Mendelssohn’s composition is short for a story-dance. “If you do a full-length [ballet], you must supplement that music, which is maybe 40 minutes in length,” Robertson explains. “I chose to use all Mendelssohn—some selections from Symphony No. 1, some from Symphony No. 5, some of the ‘Songs without Words.’ And it’s fascinating to me how beautifully and seamlessly the selections fit together.”

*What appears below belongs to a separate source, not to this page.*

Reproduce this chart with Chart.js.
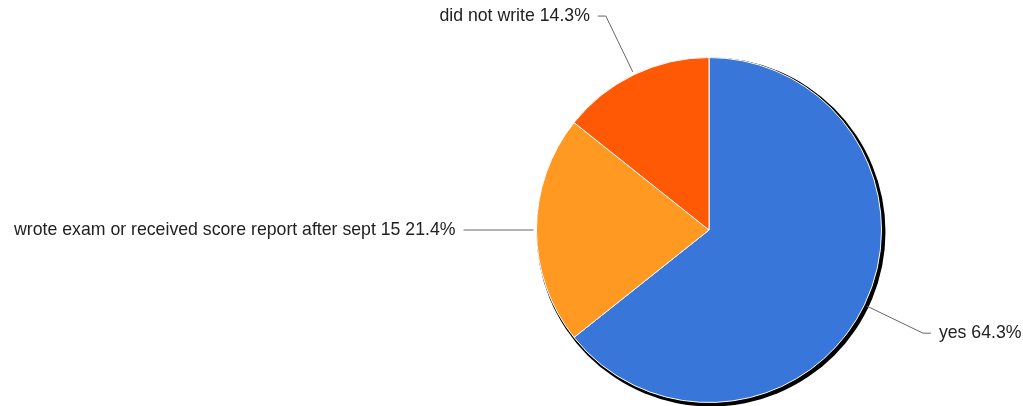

Robertson began as a break dancer in Jacksonville, Florida, in the late '80s. He went on to become one of the original MTV Dancers, touring with Patti LaBelle. Meanwhile he was studying ballet, first at the School for American Ballet, then the Joffrey School. Robertson went on to be a principal dancer for the Joffrey Ballet for 12 years. His first work of choreography, Portrait of Hitch (1997), which integrated both Joffrey members and wheelchair dancers, received national attention. A Midsummer Night’s Dream is Robertson’s first full-length ballet.

The Catskill Ballet Theatre Company recently celebrated its 25th anniversary performance of “The Nutcracker.” This production will include 22 children aged 9-17, most of whom study at the Anne Hebard School of Ballet in Kingston. They will appear as Oberon and Titania’s fairies, and the clownish dance troupe.
The world premiere of A Midsummer Night’s Dream will be performed April 25 through 27 at Ulster Performing Arts Center in Kingston.